I read something interesting in Italian the other day:
Questo libro mi sta piacendo un casino. (I really like this book a lot).
I understood everything except un casino, though the meaning was still clear. Looking up un casino, I saw that the first meaning for it was a mess.
Odd, I thought, it literally means I like this book a mess. That doesn’t really make much sense. But then I thought about it for a few seconds and it made complete sense. We often use mess in English to mean a lot, even if we’re not always really aware of it.
There’s a whole mess of people in there.
He left a whole mess of papers on your desk.
It’s a little informal, but it’s not an odd usage. But of course, it’s not the main way we use it, which is to refer to an untidy situation. Are the two related? Let’s find out…
Yes they are. Mess can be traced all the way back to the Old French mes, meaning a portion of food or course at dinner. And that’s why military cafeterias are known as mess halls: interesting fact no. 1! Mes comes from the Late Latin missus (ha!), meaning course at dinner, and literally meaning a putting or placing. This in turn comes the Latin verb mittere, meaning to put or place (mettere in modern Italian, mettre in modern French).

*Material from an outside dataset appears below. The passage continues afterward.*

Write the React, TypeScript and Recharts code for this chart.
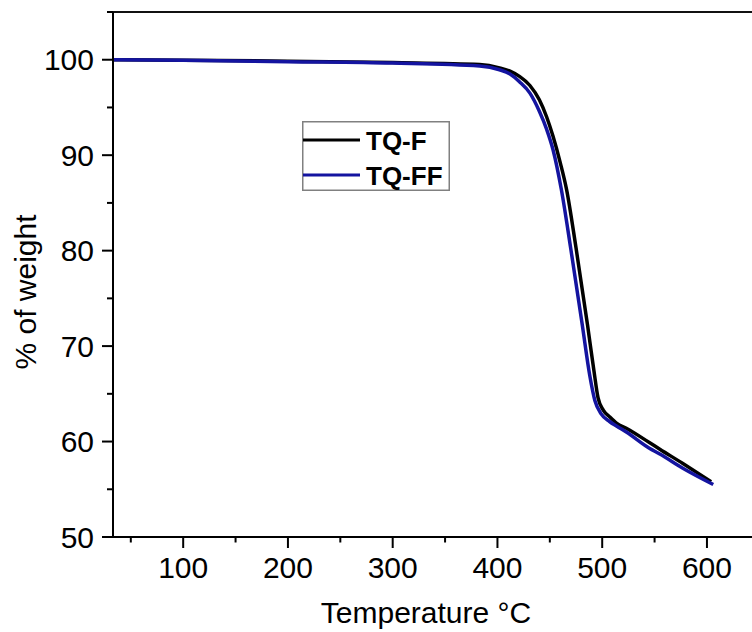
import { LineChart, Line, XAxis, YAxis, ReferenceLine, Label, Legend } from "recharts";

// TGA curves (temperature in °C, weight in %)
const tqfTemp = [33, 100, 200, 300, 383, 402, 412, 421, 431, 440, 447, 453, 460, 466, 475, 486, 492, 496, 501, 507, 514, 523, 545, 555, 577, 604];
const tqfWeight = [100.0, 99.95, 99.85, 99.7, 99.5, 99.15, 98.8, 98.25, 97.3, 95.8, 94.0, 92.0, 89.2, 86.4, 80.3, 72.2, 67.5, 64.6, 63.3, 62.6, 61.9, 61.4, 59.9, 59.2, 57.7, 55.8];

const tqffTemp = [33, 100, 200, 300, 383, 402, 412, 421, 431, 440, 447, 453, 461, 470, 481, 488, 493, 499, 507, 514, 523, 545, 555, 577, 606];
const tqffWeight = [100.0, 99.95, 99.8, 99.65, 99.35, 98.95, 98.5, 97.7, 96.5, 94.6, 92.7, 90.6, 86.4, 80.2, 72.2, 67.0, 64.3, 62.9, 62.1, 61.6, 61.0, 59.3, 58.7, 57.2, 55.5];

const xMajor = [100, 200, 300, 400, 500, 600];
const xMinor = [50, 150, 250, 350, 450, 550];
const yMajor = [50, 60, 70, 80, 90, 100];
const yMinor = [55, 65, 75, 85, 95, 105];

const seriesNames = ["TQ-F", "TQ-FF"];
const seriesColors = ["#000000", "#1414a0"];

const tqf = tqfTemp.map((t, i) => ({ t, w: tqfWeight[i] }));
const tqff = tqffTemp.map((t, i) => ({ t, w: tqffWeight[i] }));

const font = "'Liberation Sans', Arial, Helvetica, sans-serif";

const XTick = (props: any) => {
  const { x, y, payload } = props;
  const major = xMajor.includes(payload.value);
  return (
    <g>
      <line x1={x} x2={x} y1={y} y2={y + (major ? 11 : 5.5)} stroke="#000" strokeWidth={2} />
      {major && (
        <text x={x} y={y + 41} textAnchor="middle" fontSize={30} fontFamily={font} fill="#000">
          {payload.value}
        </text>
      )}
    </g>
  );
};

const YTick = (props: any) => {
  const { x, y, payload } = props;
  const major = yMajor.includes(payload.value);
  return (
    <g>
      <line x1={x} x2={x - (major ? 11 : 6)} y1={y} y2={y} stroke="#000" strokeWidth={2} />
      {major && (
        <text x={x - 19} y={y + 10.5} textAnchor="end" fontSize={30} fontFamily={font} fill="#000">
          {payload.value}
        </text>
      )}
    </g>
  );
};

const LegendBox = () => (
  <svg width={148} height={70} style={{ display: "block" }}>
    <rect x={0.75} y={0.75} width={146.5} height={68.5} fill="#fff" stroke="#808080" strokeWidth={1.5} />
    {seriesNames.map((name, i) => (
      <g key={name}>
        <line x1={1} x2={58} y1={19 + i * 35} y2={19 + i * 35} stroke={seriesColors[i]} strokeWidth={3} />
        <text x={64} y={28.5 + i * 35} fontSize={26} fontWeight="bold" fontFamily={font} fill="#000">
          {name}
        </text>
      </g>
    ))}
  </svg>
);

export default function App() {
  return (
    <div style={{ position: "absolute", left: 0, top: 0 }}>
      <LineChart width={752} height={632} margin={{ top: 12, right: 0, bottom: 0, left: 0 }}>
        <XAxis
          type="number"
          dataKey="t"
          domain={[33, 643]}
          allowDataOverflow
          ticks={[...xMinor, ...xMajor].sort((a, b) => a - b)}
          interval={0}
          tickSize={0}
          tickMargin={0}
          tickLine={false}
          tick={(p: any) => <XTick {...p} />}
          axisLine={{ stroke: "#000", strokeWidth: 2 }}
          height={95}
        >
          <Label
            content={() => (
              <text x={426} y={623} textAnchor="middle" fontSize={30} fontFamily={font} fill="#000">
                Temperature °C
              </text>
            )}
          />
        </XAxis>
        <YAxis
          type="number"
          dataKey="w"
          domain={[50, 105]}
          allowDataOverflow
          ticks={[...yMajor, ...yMinor].sort((a, b) => a - b)}
          interval={0}
          tickSize={0}
          tickMargin={0}
          tickLine={false}
          tick={(p: any) => <YTick {...p} />}
          axisLine={{ stroke: "#000", strokeWidth: 2 }}
          width={113}
        >
          <Label
            content={() => (
              <text
                x={36}
                y={292}
                transform="rotate(-90 36 292)"
                textAnchor="middle"
                fontSize={30}
                fontFamily={font}
                fill="#000"
              >
                % of weight
              </text>
            )}
          />
        </YAxis>
        <ReferenceLine y={105} stroke="#111" strokeWidth={2} ifOverflow="visible" />
        <Legend
          layout="horizontal"
          verticalAlign="middle"
          align="center"
          content={() => <LegendBox />}
          wrapperStyle={{ position: "absolute", left: 302, top: 121, width: 148, height: 70 }}
        />
        <Line
          data={tqf}
          dataKey="w"
          name={seriesNames[0]}
          type="monotone"
          stroke={seriesColors[0]}
          strokeWidth={3.5}
          dot={false}
          isAnimationActive={false}
        />
        <Line
          data={tqff}
          dataKey="w"
          name={seriesNames[1]}
          type="monotone"
          stroke={seriesColors[1]}
          strokeWidth={3.5}
          dot={false}
          isAnimationActive={false}
        />
      </LineChart>
    </div>
  );
}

But how do we get from there to Your room is an absolute mess!? There are just a few more steps. Mess or mess hall became established as a term for a communal eating place in the 16th century, which led to mess being used to refer to mixed food, and then to food for animals, which makes sense, because we’re generally not so careful in ensuring that the different elements of farm animals’ food is kept separate.
And if you can imagine pigs digging into their swill in a trough, you can see how we came to use mess in the way we most commonly do today. I also suspect that words associated with the English word to mix were, well, mixed up in creating this meaning. Misto, for example, is the Italian for mixed, so people may have associated the word mess with the word mix besides the link to the mixed up food of animals.
And to get from this common sense of mess to using it to mean a lot? Well, that’s not so hard to imagine. If your room is messy, you probably have a lot of things thrown around there. If you make a mess, maybe you spill a lot of milk, for example. Messiness and excess go together pretty naturally.
So then, after travelling back to the mess halls of medieval France, we can see that Questo libro mi sta piacendo un casino does make sense. I like that a whole mess!